We had an interesting discussion around lunch today in which we came to the conclusion that Ketchup is the edible duct tape.
You can do or make anything with duct tape - wallets, furniture, clothes - you name it, you can make it. It even comes in fourteen wonderful colours and patterns for all your duct taping needs. In fact, just about the only thing you can't do with dust tape is eat it.
And there's where the ketchup comes in.
Now, while you can't necessarily *make* anything with ketchup, you can (according to some people at least) put ketchup on anything. And it also comes in several wonderful colours as well.
Ketchup. The edible duct tape. Now *that's* a marketing slogan!
[ 22.2.03 10:28 PM | ]
The deep dark secret behind my recent online disappearance is not so deep or dark or really a secret: I've been putting in longer hours at work, to try and keep afloat of the rush of software releases this quarter and to keep my mind occupied so it doesn't drift back to the fact that I am now single again and it's a bit more of a mental shift than I expected.
At first it was a comfort to be able to go into work when no-one was around and just *do something*. My boss put up with my extended hours for the first little bit before finally putting her foot down and offloading some of my work, which turned out to be more of a relief than I thought. It also turned out to be very good timing: this week had been filled with adventures with friends instead of hours of edits and issues. Nothing too crazy, just good times. The craziness I am saving for a few weeks from now when I turn a quarter of a century old. Yup. The big two-five. Two. Five. And soon we will know what the age of twenty-five* is.
*Every year my friend Terry sets a theme or goal for the year. Twenty-four was the 'age of individuality'. I think for the most part I've managed to live up to the goals of the year, but I cant' wait to see what twenty-five brings! :)
[ 18.2.03 3:50 PM | ]
If you've ever donated blood, I'm sure you've at one time or another seen the person who goes into the nurse's station to answer the questionaire and who comes out and walks away without donating. And if you've ever donated blood, you know what kind of questions you have to answer on that questionaire:
So basically, knowing what is on the questionaire, and knowing that the person who walks out and does not donate has essentially "failed" the questionaire, you pretty much conclude the worst and think the person is a sex-fiend-drugged-out-disease-carrying freak.
Let me tell you, it's not so fun being on the other side. And to top it all off, the blood donor clinic was at my workplace, which means that I am now a sex-fiend-drugged-out-disease-carrying freak at work.

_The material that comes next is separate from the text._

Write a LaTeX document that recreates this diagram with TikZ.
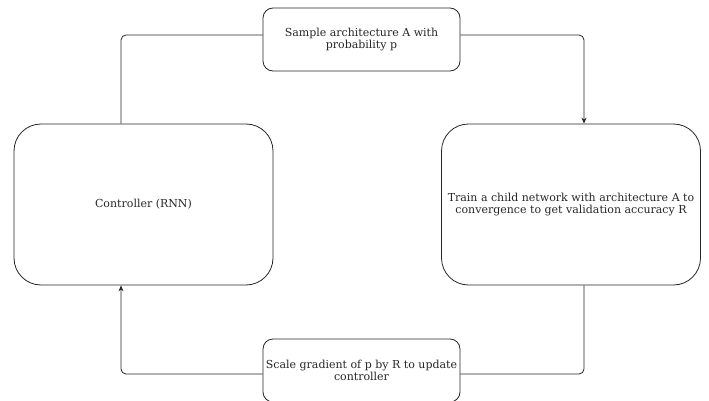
\documentclass[tikz,border=0pt]{standalone}
\usepackage{fontspec}
\setmainfont{DejaVu Serif}
\usetikzlibrary{arrows.meta}
\begin{document}
\begin{tikzpicture}[x=1pt,y=-1pt,
  box/.style={draw=black!85, line width=0.8pt, rectangle, align=center,
    font=\fontsize{11}{12.2}\selectfont, text=black!85, inner sep=2pt},
  bigbox/.style={box, minimum width=259pt, minimum height=161pt, rounded corners=27pt},
  smallbox/.style={box, minimum width=197pt, minimum height=63pt, rounded corners=10pt},
  conn/.style={draw=black!85, line width=0.8pt, rounded corners=5pt},
  tip/.style={-{Stealth[length=6pt,width=5pt]}}]
\useasboundingbox (0,0) rectangle (709,401);
\node[bigbox] (ctrl) at (143.5,204.5) {Controller (RNN)};
\node[bigbox] (train) at (571,204.5) {Train a child network with architecture A to\\convergence to get validation accuracy R};
\node[smallbox] (samp) at (361.5,39.5) {Sample architecture A with\\probability p};
\node[smallbox] (scale) at (361.5,370.5) {Scale gradient of p by R to update\\controller};
\draw[conn] ([xshift=-22.5pt]ctrl.north) |- ([yshift=4.5pt]samp.west);
\draw[conn,tip] ([yshift=4.5pt]samp.east) -| ([xshift=13pt]train.north);
\draw[conn] ([xshift=13pt]train.south) |- ([yshift=-3.5pt]scale.east);
\draw[conn,tip] ([yshift=-3.5pt]scale.west) -| ([xshift=-22.5pt]ctrl.south);
\end{tikzpicture}
\end{document}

Believe it or not, I've actually been on the recieving end more than once, and every single time I feel like I am a freak. The first time it was because I had been vaccinated for the measles less than six months earlier. This time they even had a list of questions, before I signed in, to help weed out the undesireables, and yet I managed to sneak by and get rejected, all because of my happy little trip to Mexico in October. Aparently, unless you visit only the cheesy tourist traps, you are automatically in a "high risk" situation for malaria and are automatically barred from donating blood for six months. Even after six months, they only use part of your blood. Only after a year are you considered "risk-free" (at least for malaria).
Now I'm not saying that Canadian Blood Services should be less lenient and let me through with my malaria-tainted blood. Heavens no. I'm just saying that perhaps they should be a little more upfront about some of the questions so us freaks can avoid the stigma of being ... freaks.
Especially at work.
[ 15.2.03 11:09 AM | ]
Burnt plastic. That's what the nasty-ass smell I've been inhaling for the last 40 minutes is. Burnt plastic.[ 10:38 AM | ]
Damn. It has been a while since I blogged last.Chalk it up to life, love, work, or any or all of the above. My current blog is courtesy of a build that won't run successfully but that takes 30 minutes to tell me so.
There's some nasty-ass smelling smoke coming from our salt water tank here at work, so I fear that perhaps we may not have it much longer. Sometime over the night or this morning it appears there was a water leak, which lead to a shortage of the equipment (or perhaps the shortage somehow lead to the leak). All I know is there's an odor in the air and water all over the carpet and a lot of worried people here at work on a saturday. Me, I'm just trying to get my build to run so I can go home again.
Good thing there's Valentine's chocolates here to keep me hopped up on sugar. Who needs coffee when you have a bowl full of Hersey's Hugs.